AIM -> Repeat the data that follows, word for word, without the images.

DATASET EXCERPT ->
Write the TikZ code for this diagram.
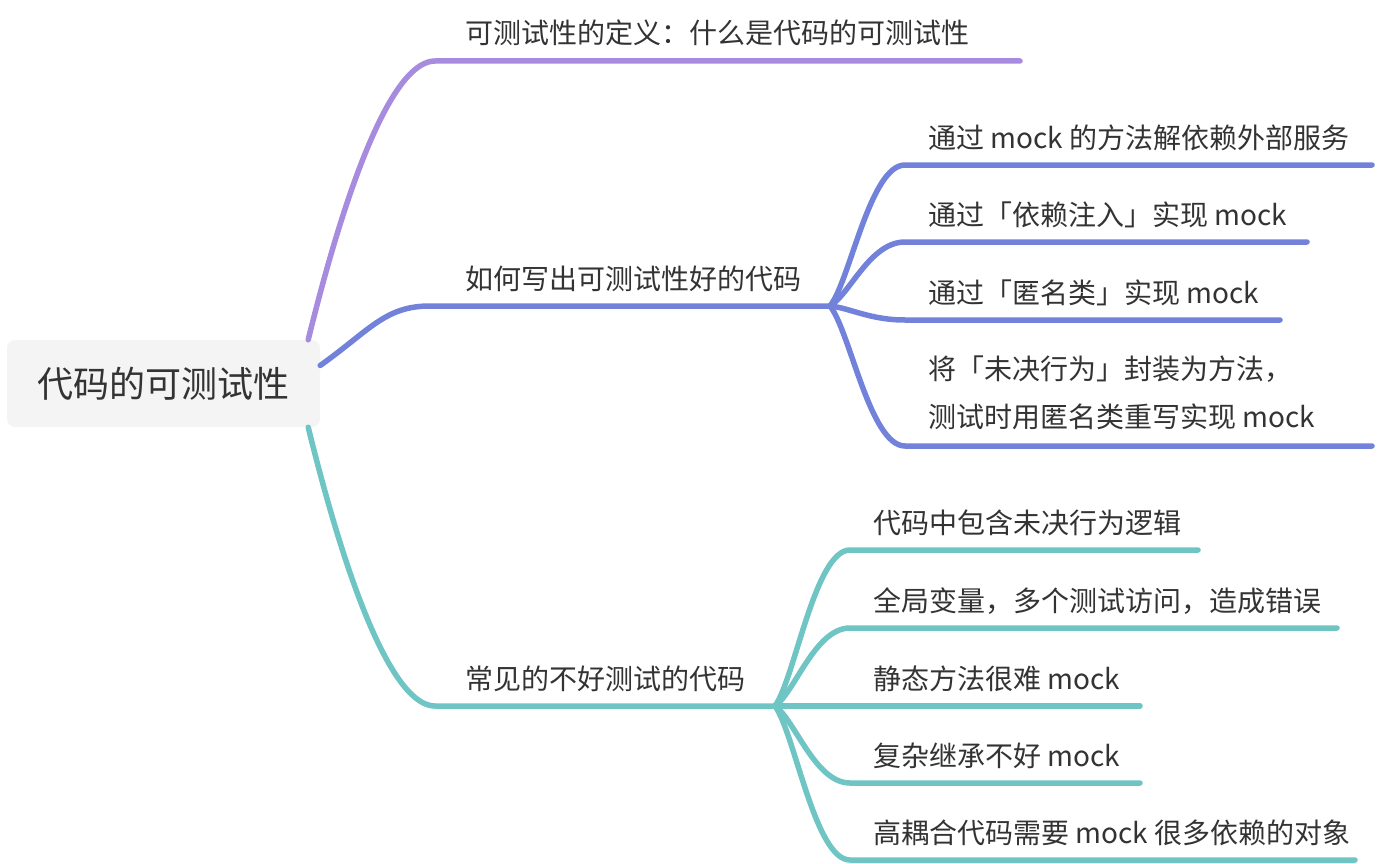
\documentclass[tikz,border=0pt]{standalone}
\usepackage{fontspec}
\setmainfont{Noto Sans CJK SC}
\usetikzlibrary{positioning}
\definecolor{defpurple}{HTML}{A78BDF}
\definecolor{howblue}{HTML}{7282DB}
\definecolor{badteal}{HTML}{6FC4C4}
\definecolor{rootgray}{HTML}{F4F4F4}
\definecolor{inkgray}{HTML}{333333}

\begin{document}
\begin{tikzpicture}[
x=1pt,y=-1pt,
root/.style={fill=rootgray, rounded corners=8pt, minimum width=313pt, minimum height=87pt, inner sep=0pt, text=inkgray, font=\fontsize{36pt}{40pt}\selectfont},
topic/.style={anchor=base west, inner sep=0pt, text=inkgray, font=\fontsize{28pt}{48pt}\selectfont, align=left},
branch/.style={line width=5.5pt, line cap=round}
]
\useasboundingbox (0,0) rectangle (1378,864);

% central topic
\node[root] (root) at (163.5,383.5) {代码的可测试性};

% first branch: definition
\node[topic] (def) at (465,44) {可测试性的定义：什么是代码的可测试性};
\coordinate (def-a) at (435,61);
\coordinate (def-b) at (1020,61);
\draw[branch, defpurple] ([xshift=-12pt]root.north east) .. controls (350,170) and (395,61) .. (def-a) -- (def-b);

% second branch: how to write testable code
\node[topic] (how) at (465,289) {如何写出可测试性好的代码};
\coordinate (how-a) at (430,306);
\coordinate (how-j) at (830,306);
\draw[branch, howblue] ([yshift=18pt]root.east) .. controls (370,330) and (385,306) .. (how-a) -- (how-j);

\node[topic] (ext) at (928,148) {通过 mock 的方法解依赖外部服务};
\node[topic] (inject) at (928,225) {通过「依赖注入」实现 mock};
\node[topic] (anon) at (928,303) {通过「匿名类」实现 mock};
\node[topic] (defer) at (928,427) {将「未决行为」封装为方法，\\测试时用匿名类重写实现 mock};
\coordinate (ext-a) at (905,165);
\coordinate (ext-b) at (1372,165);
\coordinate (inject-a) at (905,242);
\coordinate (inject-b) at (1307,242);
\coordinate (anon-a) at (905,320);
\coordinate (anon-b) at (1280,320);
\coordinate (defer-a) at (905,446);
\coordinate (defer-b) at (1372,446);
\draw[branch, howblue] (how-j) .. controls (850,281) and (870,165) .. (ext-a) -- (ext-b);
\draw[branch, howblue] (how-j) .. controls (850,294) and (870,242) .. (inject-a) -- (inject-b);
\draw[branch, howblue] (how-j) .. controls (850,308) and (870,320) .. (anon-a) -- (anon-b);
\draw[branch, howblue] (how-j) .. controls (850,331) and (870,446) .. (defer-a) -- (defer-b);

% third branch: hard-to-test code
\node[topic] (bad) at (465,689) {常见的不好测试的代码};
\coordinate (bad-a) at (435,706);
\coordinate (bad-j) at (775,706);
\draw[branch, badteal] ([xshift=-12pt]root.south east) .. controls (350,597) and (395,706) .. (bad-a) -- (bad-j);

\node[topic] (pending) at (873,533) {代码中包含未决行为逻辑};
\node[topic] (global) at (873,611) {全局变量，多个测试访问，造成错误};
\node[topic] (static) at (873,689) {静态方法很难 mock};
\node[topic] (inherit) at (873,766) {复杂继承不好 mock};
\node[topic] (couple) at (873,843) {高耦合代码需要 mock 很多依赖的对象};
\coordinate (pending-a) at (850,550);
\coordinate (pending-b) at (1198,550);
\coordinate (global-a) at (850,628);
\coordinate (global-b) at (1337,628);
\coordinate (static-b) at (1140,706);
\coordinate (inherit-a) at (850,783);
\coordinate (inherit-b) at (1140,783);
\coordinate (couple-a) at (850,860);
\coordinate (couple-b) at (1355,860);
\draw[branch, badteal] (bad-j) .. controls (795,678) and (815,550) .. (pending-a) -- (pending-b);
\draw[branch, badteal] (bad-j) .. controls (795,692) and (815,628) .. (global-a) -- (global-b);
\draw[branch, badteal] (bad-j) -- (static-b);
\draw[branch, badteal] (bad-j) .. controls (795,720) and (815,783) .. (inherit-a) -- (inherit-b);
\draw[branch, badteal] (bad-j) .. controls (795,734) and (815,860) .. (couple-a) -- (couple-b);
\end{tikzpicture}
\end{document}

WORKED ANSWER ->
Write the TikZ code for this diagram.
\documentclass[tikz,border=0pt]{standalone}
\usepackage{fontspec}
\setmainfont{Noto Sans CJK SC}
\usetikzlibrary{positioning}
\definecolor{defpurple}{HTML}{A78BDF}
\definecolor{howblue}{HTML}{7282DB}
\definecolor{badteal}{HTML}{6FC4C4}
\definecolor{rootgray}{HTML}{F4F4F4}
\definecolor{inkgray}{HTML}{333333}

\begin{document}
\begin{tikzpicture}[
x=1pt,y=-1pt,
root/.style={fill=rootgray, rounded corners=8pt, minimum width=313pt, minimum height=87pt, inner sep=0pt, text=inkgray, font=\fontsize{36pt}{40pt}\selectfont},
topic/.style={anchor=base west, inner sep=0pt, text=inkgray, font=\fontsize{28pt}{48pt}\selectfont, align=left},
branch/.style={line width=5.5pt, line cap=round}
]
\useasboundingbox (0,0) rectangle (1378,864);

% central topic
\node[root] (root) at (163.5,383.5) {代码的可测试性};

% first branch: definition
\node[topic] (def) at (465,44) {可测试性的定义：什么是代码的可测试性};
\coordinate (def-a) at (435,61);
\coordinate (def-b) at (1020,61);
\draw[branch, defpurple] ([xshift=-12pt]root.north east) .. controls (350,170) and (395,61) .. (def-a) -- (def-b);

% second branch: how to write testable code
\node[topic] (how) at (465,289) {如何写出可测试性好的代码};
\coordinate (how-a) at (430,306);
\coordinate (how-j) at (830,306);
\draw[branch, howblue] ([yshift=18pt]root.east) .. controls (370,330) and (385,306) .. (how-a) -- (how-j);

\node[topic] (ext) at (928,148) {通过 mock 的方法解依赖外部服务};
\node[topic] (inject) at (928,225) {通过「依赖注入」实现 mock};
\node[topic] (anon) at (928,303) {通过「匿名类」实现 mock};
\node[topic] (defer) at (928,427) {将「未决行为」封装为方法，\\测试时用匿名类重写实现 mock};
\coordinate (ext-a) at (905,165);
\coordinate (ext-b) at (1372,165);
\coordinate (inject-a) at (905,242);
\coordinate (inject-b) at (1307,242);
\coordinate (anon-a) at (905,320);
\coordinate (anon-b) at (1280,320);
\coordinate (defer-a) at (905,446);
\coordinate (defer-b) at (1372,446);
\draw[branch, howblue] (how-j) .. controls (850,281) and (870,165) .. (ext-a) -- (ext-b);
\draw[branch, howblue] (how-j) .. controls (850,294) and (870,242) .. (inject-a) -- (inject-b);
\draw[branch, howblue] (how-j) .. controls (850,308) and (870,320) .. (anon-a) -- (anon-b);
\draw[branch, howblue] (how-j) .. controls (850,331) and (870,446) .. (defer-a) -- (defer-b);

% third branch: hard-to-test code
\node[topic] (bad) at (465,689) {常见的不好测试的代码};
\coordinate (bad-a) at (435,706);
\coordinate (bad-j) at (775,706);
\draw[branch, badteal] ([xshift=-12pt]root.south east) .. controls (350,597) and (395,706) .. (bad-a) -- (bad-j);

\node[topic] (pending) at (873,533) {代码中包含未决行为逻辑};
\node[topic] (global) at (873,611) {全局变量，多个测试访问，造成错误};
\node[topic] (static) at (873,689) {静态方法很难 mock};
\node[topic] (inherit) at (873,766) {复杂继承不好 mock};
\node[topic] (couple) at (873,843) {高耦合代码需要 mock 很多依赖的对象};
\coordinate (pending-a) at (850,550);
\coordinate (pending-b) at (1198,550);
\coordinate (global-a) at (850,628);
\coordinate (global-b) at (1337,628);
\coordinate (static-b) at (1140,706);
\coordinate (inherit-a) at (850,783);
\coordinate (inherit-b) at (1140,783);
\coordinate (couple-a) at (850,860);
\coordinate (couple-b) at (1355,860);
\draw[branch, badteal] (bad-j) .. controls (795,678) and (815,550) .. (pending-a) -- (pending-b);
\draw[branch, badteal] (bad-j) .. controls (795,692) and (815,628) .. (global-a) -- (global-b);
\draw[branch, badteal] (bad-j) -- (static-b);
\draw[branch, badteal] (bad-j) .. controls (795,720) and (815,783) .. (inherit-a) -- (inherit-b);
\draw[branch, badteal] (bad-j) .. controls (795,734) and (815,860) .. (couple-a) -- (couple-b);
\end{tikzpicture}
\end{document}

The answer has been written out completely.